North Shore City walking buses get SunSmart

Eight of North Shore City's walking school buses have joined forces with the Cancer Society to walk the talk of staying safe in the sun.

Campbells Bay, Pinehill, Devonport, Target Road, Forrest Hill, Sherwood, Bayswater and Vauxhall primary schools will use their walking buses to build awareness of the Cancer Society's Tiger the Prawn's SunSmart message of Slip, Slop, Slap and Wrap.

Tiger is a prawn with attitude who gives a serious SunSmart message in a fun way. His message is targeted particularly at children 12 and under and their parents.

Cancer Society health promotion manager, Wendy Fulton says children's skin is very vulnerable to sunburn.

"This burning which is very painful causes damage and leads to premature ageing of the skin and the risk of skin cancer later in life. Sometimes, for example when there is light cloud or the day is cool, we don't even realise how much Ultraviolet Radiation (UVR) is present. It is this UVR that damages our skin and contributes to our very high death rates from melanoma and other skin cancers," she says.

As part of the joint promotion, walking school bus parent volunteers will carry a Cancer Society UV Index Card and children will learn when the UV rays are at their highest. The Cancer Society will also be providing sunscreen for walking school bus first aid kits. "The children will be taking Tiger's advice and enjoying summer by being brighter than the sun by Slip, Slop, Slap and Wrapping this summer," says Ms Fulton.

North Shore City's traffic services manager, Tom Morton, says walking school buses were originally started to relieve congestion at the school gate but are now delivering a whole range of benefits.

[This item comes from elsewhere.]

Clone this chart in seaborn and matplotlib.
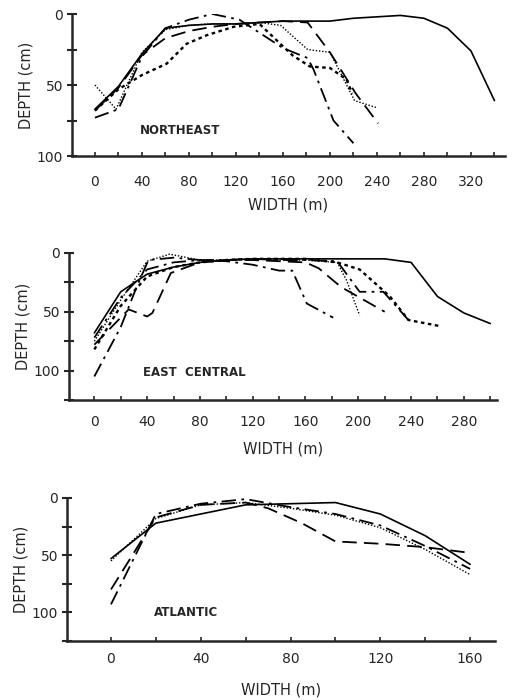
import numpy as np
import pandas as pd
import seaborn as sns
import matplotlib.pyplot as plt
from matplotlib.ticker import MultipleLocator

sns.set_style('ticks')
plt.rcParams['font.family'] = ['DejaVu Sans']

# NORTHEAST transects
ne_solid_x = [0, 20, 40, 60, 80, 100, 120, 140, 160, 180, 200, 220, 240, 260, 280, 300, 320, 340]
ne_solid_y = [67, 51, 28, 10, 8, 7, 7, 6, 5, 5, 5, 3, 2, 1, 3, 10, 26, 61]
ne_dashdot_x = [0, 20, 40, 60, 80, 100, 123, 160, 181, 186, 203, 220]
ne_dashdot_y = [73, 67, 30, 10, 4, 0, 4, 24, 31, 39, 75, 91]
ne_dash_x = [0, 20, 40, 60, 80, 100, 120, 140, 160, 181, 200, 222, 241]
ne_dash_y = [68, 52, 29, 17, 12, 9, 7, 6, 5, 6, 27, 56, 77]
ne_fine_x = [0, 18, 40, 60, 80, 100, 120, 140, 158, 181, 200, 221, 240]
ne_fine_y = [50, 67, 27, 11, 8, 7, 7, 6, 8, 25, 27, 61, 66]
ne_coarse_x = [0, 20, 40, 61, 78, 95, 118, 140, 168, 183, 200, 214, 219]
ne_coarse_y = [68, 53, 43, 35, 21, 15, 9, 7, 29, 37, 38, 46, 56]

# EAST CENTRAL transects
ec_solid_x = [0, 20, 40, 60, 80, 100, 120, 140, 160, 180, 200, 220, 240, 260, 280, 300]
ec_solid_y = [68, 33, 18, 12, 8, 6, 5, 5, 5, 5, 5, 5, 8, 37, 51, 60]
ec_dashdot_x = [0, 20, 32, 41, 60, 80, 100, 120, 140, 150, 161, 181]
ec_dashdot_y = [105, 63, 29, 6, 4, 6, 7, 10, 15, 15, 43, 55]
ec_dash_x = [0, 26, 40, 44, 58, 80, 100, 120, 140, 160, 170, 187, 220]
ec_dash_y = [78, 48, 54, 51, 17, 8, 6, 6, 7, 8, 13, 29, 50]
ec_fine_x = [0, 20, 40, 57, 80, 100, 120, 140, 160, 184, 191, 201]
ec_fine_y = [75, 40, 7, 1, 6, 6, 5, 6, 6, 8, 23, 53]
ec_coarse_x = [0, 20, 40, 60, 80, 100, 120, 140, 160, 184, 201, 224, 238, 261]
ec_coarse_y = [82, 45, 20, 12, 8, 6, 5, 5, 5, 8, 14, 37, 57, 62]
ec_dd2_x = [0, 20, 40, 60, 80, 100, 120, 140, 160, 184, 201, 219, 238]
ec_dd2_y = [72, 38, 14, 8, 6, 6, 5, 6, 6, 7, 33, 33, 57]

# ATLANTIC transects
at_solid_x = [0, 20, 60, 100, 120, 140, 160]
at_solid_y = [53, 22, 6, 4, 14, 33, 58]
at_dash_x = [0, 20, 40, 60, 70, 85, 100, 120, 140, 160]
at_dash_y = [80, 17, 6, 4, 9, 22, 38, 40, 43, 48]
at_dashdot_x = [0, 20, 40, 60, 80, 100, 120, 140, 160]
at_dashdot_y = [93, 14, 5, 1, 8, 14, 24, 42, 62]
at_dot_x = [0, 20, 40, 60, 80, 100, 120, 140, 160]
at_dot_y = [55, 18, 6, 4, 9, 15, 26, 45, 67]

SOLID = dict(linestyle='-', lw=1.2)
DASH = dict(linestyle=(0, (8, 4)), lw=1.3)
DASHDOT = dict(linestyle=(0, (8, 3, 1.5, 3)), lw=1.3)
FINE = dict(linestyle=(0, (1, 1.3)), lw=1.0)
COARSE = dict(linestyle=(0, (1.5, 1.5)), lw=1.7)

panels = [
    dict(name='NORTHEAST', rect=[0.139, 0.7771, 0.836, 0.2029], xlim=(-19.5, 349), ylim=(100, 0),
         yticks=[0, 50, 100], xticks=[0, 40, 80, 120, 160, 200, 240, 280, 320], text=(38, 82),
         xpad=14, lpad=6,
         lines=[(ne_solid_x, ne_solid_y, SOLID), (ne_dashdot_x, ne_dashdot_y, DASHDOT),
                (ne_dash_x, ne_dash_y, DASH), (ne_fine_x, ne_fine_y, FINE),
                (ne_coarse_x, ne_coarse_y, COARSE)]),
    dict(name='EAST  CENTRAL', rect=[0.1332, 0.4286, 0.826, 0.21], xlim=(-19.2, 305), ylim=(125, 0),
         yticks=[0, 50, 100], xticks=[0, 40, 80, 120, 160, 200, 240, 280], text=(37, 102),
         xpad=11, lpad=9,
         lines=[(ec_solid_x, ec_solid_y, SOLID), (ec_dashdot_x, ec_dashdot_y, DASHDOT),
                (ec_dash_x, ec_dash_y, DASH), (ec_fine_x, ec_fine_y, FINE),
                (ec_coarse_x, ec_coarse_y, COARSE), (ec_dd2_x, ec_dd2_y, DASHDOT)]),
    dict(name='ATLANTIC', rect=[0.1293, 0.0843, 0.826, 0.2043], xlim=(-19.6, 171), ylim=(125, 0),
         yticks=[0, 50, 100], xticks=[0, 40, 80, 120, 160], text=(19, 100),
         xpad=8, lpad=12,
         lines=[(at_solid_x, at_solid_y, SOLID), (at_dash_x, at_dash_y, DASH),
                (at_dashdot_x, at_dashdot_y, DASHDOT), (at_dot_x, at_dot_y, FINE)]),
]

fig = plt.figure(figsize=(5.18, 7.0), dpi=100)

for p in panels:
    ax = fig.add_axes(p['rect'])
    for xs, ys, st in p['lines']:
        sns.lineplot(x=xs, y=ys, ax=ax, color='black', sort=False, estimator=None, **st)
    ax.set_xlim(*p['xlim'])
    ax.set_ylim(*p['ylim'])
    ax.set_yticks(p['yticks'])
    ax.yaxis.set_minor_locator(MultipleLocator(25))
    ax.set_xticks(p['xticks'])
    ax.xaxis.set_minor_locator(MultipleLocator(20))
    for s in ['top', 'right']:
        ax.spines[s].set_visible(False)
    for s in ['left', 'bottom']:
        ax.spines[s].set_linewidth(1.8)
    ax.tick_params(axis='y', which='both', direction='inout', length=7, width=1.5,
                   labelsize=10, pad=3)
    ax.tick_params(axis='x', which='both', direction='in', length=3, width=1.2,
                   labelsize=10, pad=p['xpad'])
    ax.set_xlabel('WIDTH (m)', fontsize=10.5, labelpad=p['lpad'])
    ax.set_ylabel('DEPTH (cm)', fontsize=10.5, labelpad=2)
    ax.text(p['text'][0], p['text'][1], p['name'], fontsize=8.5, fontweight='bold',
            ha='left', va='center')

fig.savefig('out.png', dpi=100)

"Linking the SunSmart message to the healthy exercise message is just another example of all the great things that walking school buses can deliver. They also provide road safety education from a pedestrian's point of view and safety from stranger danger. Parents and children are also finding they are meeting new people in their communities," he says.

Mr Morton says that the reduced traffic around schools (around 230 less cars in North Shore City) is also contributing to less air pollution, and less water pollution from the water that ends up in our stormwater drains from the road. "We have over 40 buses now in operation at 20 schools and the numbers are growing all the time. It's important that we remind the children on our walking buses of the need to protect themselves from the sun when walking to and from school .We are pleased to be part of this partnership with the Cancer Society," he says.